Mr Erastus Ethekon when he appeared before the selection panel in Nairobi on March 25, 2025. [Collins Oduor, Standard]

Some things can only happen in Kenya. And even when they do, the initial reaction is usually one of disbelief: this cannot be happening, you tell yourself. It can’t be real.

But as surely as the sun rises, your bad dreams turn into an inescapable reality that you must live with. I was watching a clip of the gentleman nominated as the IEBC chairman during his parliamentary confirmation proceedings (for that’s what they are), and I couldn’t help but admire the brazen nature of the entire farce.
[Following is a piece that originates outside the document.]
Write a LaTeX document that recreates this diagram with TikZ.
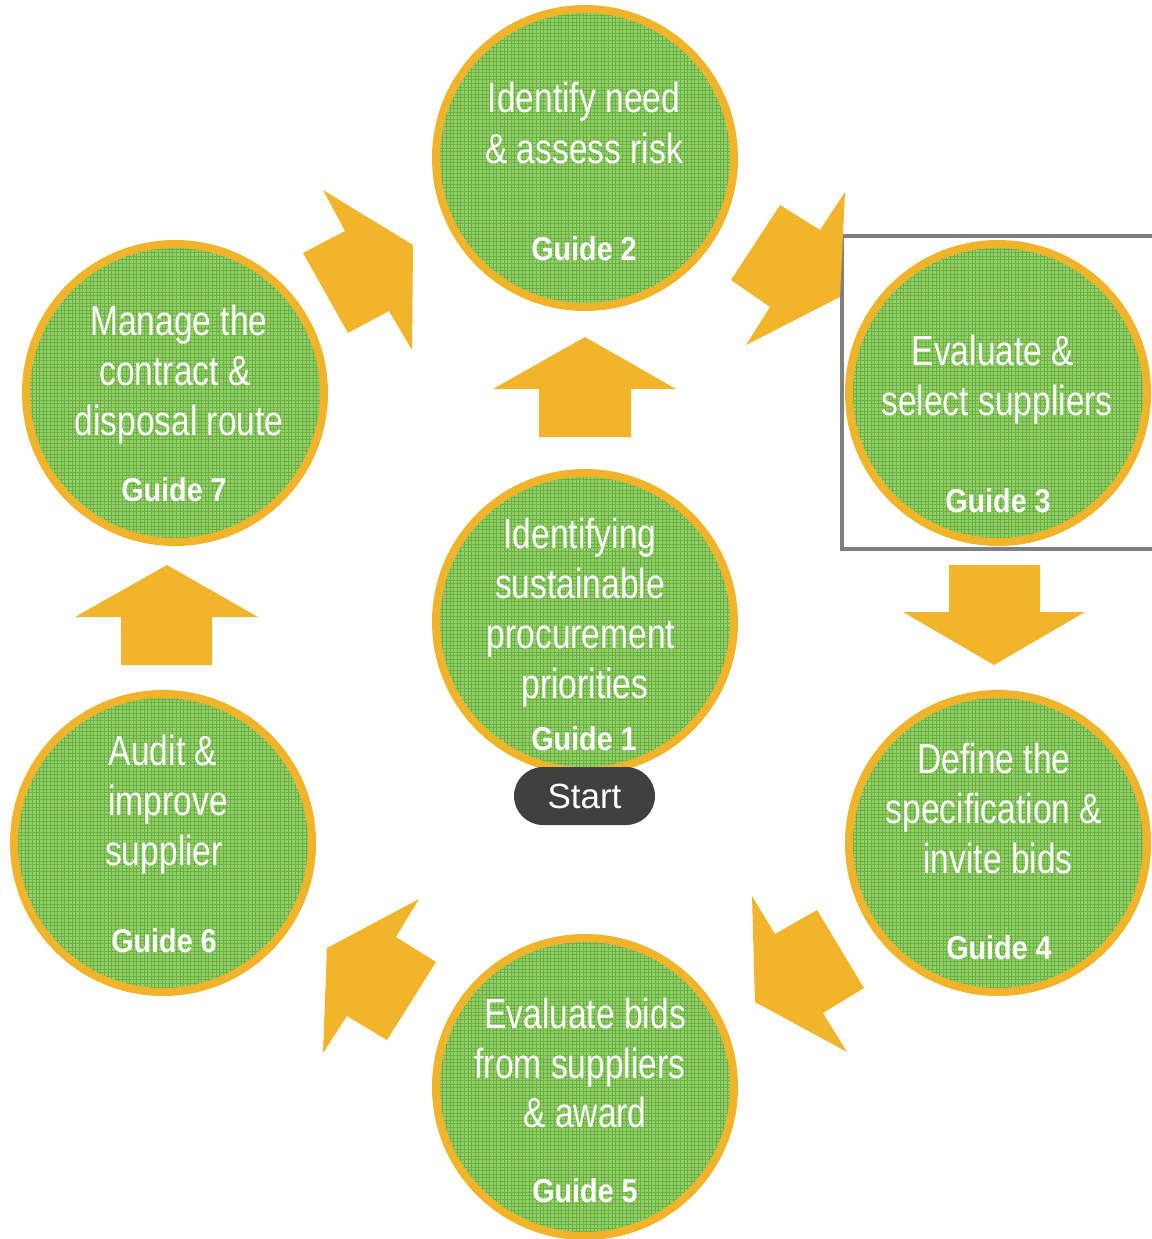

The things Erastus Ethekon said can leave any sane person doubting their sanity.

First, he confessed that he had not personally applied for the job: this rather tedious work was left to some young fellows in a cybercafé where he presumably regularly photocopies his academic credentials and perhaps uses the facility to send an email or two.

They had become bosom buddies with these cybercafe operators, and the chaps must have been impressed with his unassuming nature and his innate leadership credentials during the many years they had engaged.

The man tells us that he never really wanted to apply for the top job at IEBC: he would have been quite content with the position of a mere commissioner.

But his cybercafé buddies, while dutifully binding his documents, thought the work of a commissioner was such a lowly position for such a highly qualified individual that instead, they saw it fit to aim for the very top.

They therefore applied for the chairman’s position on his behalf. In fact, the man says he was rather shocked when he received an invitation to attend an interview for the ‘hot seat’ as he himself referred to the chairman’s job, a job he hadn’t technically applied for.

Really? Go tell it to the birds.

I have no problem having friends from all social spheres but I wonder how the IEBC chairman had become such good chums with the young fellows that they could decide on his behalf to apply for such a critical role in a clandestine manner, arranging all the documents in good order, delivering them to IEBC offices and then sit back, twiddling their thumbs, waiting for the gods to do their thing.

To everyone’s delight, the gods delivered since the man is now occupying the IEBC top seat.

Even though the horse has since bolted, I would like to ask a few questions since the appointing authorities did not see it fit to ask the good man.

If he hadn’t applied for the position and he didn’t really want the hot seat (his words, not mine), where then is the commitment to the cause?

Can we trust Ethekon to dedicate himself to a job that requires the occupant to immerse himself body and soul in the morass that is Kenya’s elections?

Will he be brave enough to stand up to the politicians who have no qualms about plunging the country into indescribable chaos, as we have seen in the past, because of disputed elections?

I don’t think so.

The ‘Independent’ in IEBC means exactly that. We would like an independent body conducting elections according to the will of the people and not the will of the powers that be.

We do not want Kenyans raising cudgels against one another just because people think the election has been stolen. Confidence in the electoral body is the glue that binds the country together.

As much as I would like to give the IEBC and its chairman the benefit of doubt, his sentiments about the ‘hot seat’ leave one wondering whether, given the many candidates who had applied for the job, he’s the right person to chair such a critical body.

Unless that is, there is another criterion used in appointing the commissioners and their chairman that we mere commoners don’t know about.